Natural gas will also be given the green label if it is used to replace more polluting energy sources, such as coal, and if direct emissions from its use fall below 270g of CO2 per kilowatt/hour, or an average of less than 550kg a year over 20 years.

This decision has been criticised by governments in Spain, Austria, Denmark, Netherlands, Sweden and Luxembourg, which called for a threshold of 100g, in line with scientific advice provided by experts to the commission.

EU officials told the FT that EU commissioners from Portugal, Spain and Austria voted against the rules in an internal meeting of the college of commissioners — a rare show of dissent in meetings that are usually run on consensus.

The governments of Spain, Austria and Luxembourg have said they will reject the taxonomy outright, but their opposition will not be enough to create a majority of countries needed to block it. Members of the European parliament can also veto the text with a majority vote within the next six months.

Markus Ferber, a German conservative MEP, said the exercise “has failed” and warned the vote in the parliament was “by no means a sure-fire exercise”.

The commission’s taxonomy comes as the EU’s reliance on natural gas — with Russia Europe’s largest single provider — has come under fire as Moscow raised military tensions over Ukraine, helping to drive up European electricity prices.

Luca Bonaccorsi from Transport & Environment, a clean transport campaign group, said the labelling of gas would lead to a “wave of investments in gas, sabotaging the continent’s entire decarbonisation efforts. It is a gift to Putin at the very time we should be ditching gas.”

The EU carbon price closed at a record high of €95 on Wednesday, or three times what it was a year ago, on expectations of stricter climate policies, as well as a result of the gas crisis. 
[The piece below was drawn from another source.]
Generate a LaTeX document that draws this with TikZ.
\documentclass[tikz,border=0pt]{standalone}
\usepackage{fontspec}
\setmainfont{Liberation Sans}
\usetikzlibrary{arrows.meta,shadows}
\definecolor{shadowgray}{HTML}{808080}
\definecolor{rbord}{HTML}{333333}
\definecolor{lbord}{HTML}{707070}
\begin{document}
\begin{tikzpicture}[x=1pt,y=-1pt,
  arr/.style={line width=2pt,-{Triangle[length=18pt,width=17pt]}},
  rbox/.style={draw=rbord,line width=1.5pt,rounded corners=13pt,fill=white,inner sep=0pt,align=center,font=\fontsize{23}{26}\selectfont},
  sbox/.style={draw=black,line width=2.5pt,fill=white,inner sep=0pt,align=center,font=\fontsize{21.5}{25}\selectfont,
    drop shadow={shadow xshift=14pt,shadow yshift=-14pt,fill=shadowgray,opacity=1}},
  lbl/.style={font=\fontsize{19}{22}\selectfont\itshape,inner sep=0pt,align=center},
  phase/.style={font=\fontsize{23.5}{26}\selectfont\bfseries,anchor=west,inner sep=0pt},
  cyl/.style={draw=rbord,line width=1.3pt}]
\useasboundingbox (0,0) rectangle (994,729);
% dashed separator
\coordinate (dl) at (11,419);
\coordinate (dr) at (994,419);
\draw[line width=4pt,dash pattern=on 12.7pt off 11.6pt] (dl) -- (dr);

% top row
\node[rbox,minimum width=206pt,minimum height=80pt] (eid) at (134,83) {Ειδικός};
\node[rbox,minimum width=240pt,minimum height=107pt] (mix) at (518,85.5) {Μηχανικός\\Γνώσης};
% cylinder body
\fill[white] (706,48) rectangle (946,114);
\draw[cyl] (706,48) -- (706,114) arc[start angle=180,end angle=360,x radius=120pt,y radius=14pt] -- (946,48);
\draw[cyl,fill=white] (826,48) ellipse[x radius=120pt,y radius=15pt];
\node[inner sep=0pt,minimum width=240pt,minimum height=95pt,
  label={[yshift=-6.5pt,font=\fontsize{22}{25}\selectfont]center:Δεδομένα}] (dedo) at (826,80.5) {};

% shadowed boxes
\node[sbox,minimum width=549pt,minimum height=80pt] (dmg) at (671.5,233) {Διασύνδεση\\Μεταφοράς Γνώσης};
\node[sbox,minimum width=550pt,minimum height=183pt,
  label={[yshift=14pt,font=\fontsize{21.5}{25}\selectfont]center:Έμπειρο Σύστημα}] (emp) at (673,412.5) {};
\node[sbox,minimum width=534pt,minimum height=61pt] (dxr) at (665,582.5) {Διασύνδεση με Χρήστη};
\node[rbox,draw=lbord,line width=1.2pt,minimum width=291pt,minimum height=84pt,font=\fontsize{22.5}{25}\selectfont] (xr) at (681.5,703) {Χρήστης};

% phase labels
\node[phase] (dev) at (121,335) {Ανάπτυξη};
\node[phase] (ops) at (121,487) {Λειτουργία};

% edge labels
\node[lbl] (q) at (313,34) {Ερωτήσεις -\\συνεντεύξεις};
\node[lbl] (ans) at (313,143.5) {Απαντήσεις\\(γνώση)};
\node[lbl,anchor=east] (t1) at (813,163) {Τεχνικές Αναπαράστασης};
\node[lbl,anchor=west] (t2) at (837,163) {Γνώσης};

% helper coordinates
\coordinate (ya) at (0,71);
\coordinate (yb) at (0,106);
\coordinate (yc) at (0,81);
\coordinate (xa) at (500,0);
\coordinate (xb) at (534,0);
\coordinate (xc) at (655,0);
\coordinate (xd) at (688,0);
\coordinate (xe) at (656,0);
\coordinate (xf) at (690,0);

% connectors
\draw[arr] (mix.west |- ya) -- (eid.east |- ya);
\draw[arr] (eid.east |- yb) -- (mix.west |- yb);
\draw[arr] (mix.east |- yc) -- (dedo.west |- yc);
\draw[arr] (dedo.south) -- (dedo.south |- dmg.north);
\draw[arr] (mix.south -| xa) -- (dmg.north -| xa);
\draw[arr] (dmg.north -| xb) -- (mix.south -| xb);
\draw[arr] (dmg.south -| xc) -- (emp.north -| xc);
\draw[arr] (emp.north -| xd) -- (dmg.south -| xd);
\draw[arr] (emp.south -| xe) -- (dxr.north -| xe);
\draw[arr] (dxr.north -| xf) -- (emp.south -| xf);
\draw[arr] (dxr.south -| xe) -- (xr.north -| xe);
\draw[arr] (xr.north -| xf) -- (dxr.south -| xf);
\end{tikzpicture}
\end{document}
The price of allowances traded under the bloc’s emissions trading system gives the buyer permission to emit one tonne of carbon.

Even with the elevated cost of polluting, it has continued to be more economical for power generators to switch from gas to coal, the most polluting fossil fuel. The carbon price would need to rise to around €200 to make the use of gas more profitable than coal, according to estimates by data provider Refinitiv.